A couple of days earlier, I took the dog for a walk past our local playground, lovely day, school hols, again, three children playing, with two mothers supervising them.
And these are both playgrounds that clearly have had money put into the facilities.
Interesting point by joemmo about local facilities perhaps making it more likely for boys to cycle, equally we've covered initiatives in the past that seek to get more teenage girls on their bikes.
It's easy for commentators to say "parental fear" is the problem here, but maybe its "well founded parental experience of cycling in a modern city". The number of motor vehicles has doubled since we were kids, cars drive faster, there are more parked cars to narrow the streets, and everyone is more aggressive.
Case in point: Cotham Hill, Bristol
http://bristolcars.blogspot.com/search/label/cotham-hill
This is how I tow my son to school. Once the mini-roundabout at the top of the road is negotiated (it's easier when deadlocked), and no idiot has tried to undertake us, we then may get down the contraflow provided there isn't some idiot in a lorry in the way.
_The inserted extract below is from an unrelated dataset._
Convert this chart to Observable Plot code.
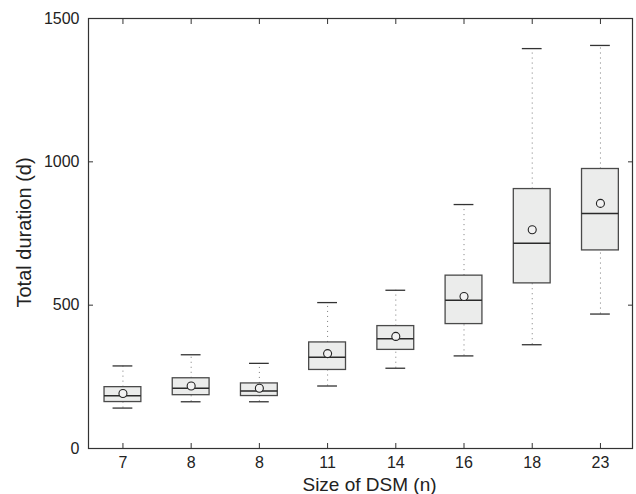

Then its into the lower part of the hill, where you have to worry about
-cars and vans pulling out of side roads without looking (watch the video, yes this is from a school run)
-oncoming cars overtaking bicycles and pulling into your lane in the process (again, a school run)
Experts can witter on about whatever they want, but without fundamental changes to our cities, it is too dangerous for the kids to cycle on the road. Anyone who says otherwise is cordially invited to join me on my school run.
no shortage of boys on BMXs, scooters and jump bikes in our neighbourhood - perhaps helped by the scene at the local skatepark and jump spot in the woods - but you practically never see girls in their teens and pre-teens on bikes.